- Born: William Dan Rohwer October 2, 1937 Denver, Colorado
- Died: June 26, 2016 (aged 78)
- Education: Harvard University University of California, Berkeley
- Spouse: Carol Rohwer
- Children: Four
- Scientific career
- Fields: Educational psychology
- Institutions: University of California, Berkeley

= William Rohwer =

William Dan Rohwer Jr. (October 2, 1937 — June 26, 2016) was an American educational psychologist.

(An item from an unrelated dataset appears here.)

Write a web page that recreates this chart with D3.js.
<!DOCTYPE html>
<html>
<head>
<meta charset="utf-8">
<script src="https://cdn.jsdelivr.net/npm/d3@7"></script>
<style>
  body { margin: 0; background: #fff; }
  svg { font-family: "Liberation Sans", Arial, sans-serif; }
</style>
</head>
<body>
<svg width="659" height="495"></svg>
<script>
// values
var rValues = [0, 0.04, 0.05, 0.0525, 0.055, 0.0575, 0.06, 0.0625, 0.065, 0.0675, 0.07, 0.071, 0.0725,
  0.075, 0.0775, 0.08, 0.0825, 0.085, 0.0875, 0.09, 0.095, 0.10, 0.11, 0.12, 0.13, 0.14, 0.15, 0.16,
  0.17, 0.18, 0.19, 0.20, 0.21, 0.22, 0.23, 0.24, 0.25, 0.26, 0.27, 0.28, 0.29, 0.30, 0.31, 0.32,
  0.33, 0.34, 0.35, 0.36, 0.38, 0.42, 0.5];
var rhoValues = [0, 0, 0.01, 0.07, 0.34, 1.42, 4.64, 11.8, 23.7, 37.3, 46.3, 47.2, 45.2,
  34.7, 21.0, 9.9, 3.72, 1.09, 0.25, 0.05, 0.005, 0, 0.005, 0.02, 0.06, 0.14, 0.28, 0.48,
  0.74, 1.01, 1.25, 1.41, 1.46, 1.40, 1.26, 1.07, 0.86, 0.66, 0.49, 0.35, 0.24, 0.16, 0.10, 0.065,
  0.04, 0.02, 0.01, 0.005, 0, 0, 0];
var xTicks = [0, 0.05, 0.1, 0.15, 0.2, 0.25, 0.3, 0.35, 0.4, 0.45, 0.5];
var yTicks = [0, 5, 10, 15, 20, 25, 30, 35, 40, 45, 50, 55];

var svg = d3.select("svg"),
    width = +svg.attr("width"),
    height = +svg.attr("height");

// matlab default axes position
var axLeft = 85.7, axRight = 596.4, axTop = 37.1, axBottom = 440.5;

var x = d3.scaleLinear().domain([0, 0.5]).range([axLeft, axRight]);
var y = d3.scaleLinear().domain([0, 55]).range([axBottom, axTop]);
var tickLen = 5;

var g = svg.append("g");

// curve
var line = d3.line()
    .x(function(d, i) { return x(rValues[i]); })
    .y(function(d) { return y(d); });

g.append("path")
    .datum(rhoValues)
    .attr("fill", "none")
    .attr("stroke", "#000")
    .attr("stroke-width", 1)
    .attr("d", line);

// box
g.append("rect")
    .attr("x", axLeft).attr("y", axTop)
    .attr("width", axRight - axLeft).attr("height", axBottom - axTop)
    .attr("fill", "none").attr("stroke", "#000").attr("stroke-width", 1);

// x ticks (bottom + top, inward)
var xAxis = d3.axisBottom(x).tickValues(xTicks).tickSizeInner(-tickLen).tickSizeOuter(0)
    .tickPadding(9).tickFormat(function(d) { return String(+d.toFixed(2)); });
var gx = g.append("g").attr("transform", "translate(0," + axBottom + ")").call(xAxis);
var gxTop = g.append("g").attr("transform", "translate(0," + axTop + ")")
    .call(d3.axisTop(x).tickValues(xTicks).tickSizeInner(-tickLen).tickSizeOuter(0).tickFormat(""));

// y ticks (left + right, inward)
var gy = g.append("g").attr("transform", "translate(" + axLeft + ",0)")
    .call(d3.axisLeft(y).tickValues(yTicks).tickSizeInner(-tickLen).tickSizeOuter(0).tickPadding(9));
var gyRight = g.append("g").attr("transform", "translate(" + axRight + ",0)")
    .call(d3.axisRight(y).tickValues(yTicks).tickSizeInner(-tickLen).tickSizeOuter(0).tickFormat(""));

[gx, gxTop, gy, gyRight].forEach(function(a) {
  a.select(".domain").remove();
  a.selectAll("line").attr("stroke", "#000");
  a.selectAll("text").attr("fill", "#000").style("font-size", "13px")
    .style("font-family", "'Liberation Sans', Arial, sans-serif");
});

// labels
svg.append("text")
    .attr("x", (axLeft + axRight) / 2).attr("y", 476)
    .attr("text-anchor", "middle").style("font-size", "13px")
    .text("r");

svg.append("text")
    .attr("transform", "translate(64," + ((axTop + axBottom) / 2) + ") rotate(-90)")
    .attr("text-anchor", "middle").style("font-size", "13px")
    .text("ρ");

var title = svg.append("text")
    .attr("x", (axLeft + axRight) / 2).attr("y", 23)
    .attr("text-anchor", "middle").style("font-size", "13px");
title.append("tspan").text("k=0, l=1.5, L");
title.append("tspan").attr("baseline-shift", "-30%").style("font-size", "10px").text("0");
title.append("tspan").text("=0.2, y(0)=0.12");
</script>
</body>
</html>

==Early life and education==
Rohwer was born on October 2, 1937, in Denver, Colorado, to Dan and Gladys Rohwer. He was educated at Harvard University and the University of California, Berkeley.

==Academic career==
Rohwer became a professor at the UC Berkeley Graduate School of Education in 1964. He was a fellow of the Center for Advanced Study in the Behavioral Sciences at Stanford University from 1979 to 1980. He served as Dean of the Graduate School of Education at Berkeley from 1989 until his retirement in 1996.

==Research==
Rohwer has been called "a pioneer in the study of verbal and imaginal representational processes among children." He conducted research on the determinants of children's and adolescents' learning abilities, such as the type of educational technique used and the student's socioeconomic status.

==Personal life and death==
Rohwer and his wife, Carol, had four children. William and Carol Rohwer were both wine aficionados who founded West Coast Fine Wines in their retirement. William died of lung cancer at his home on June 26, 2016.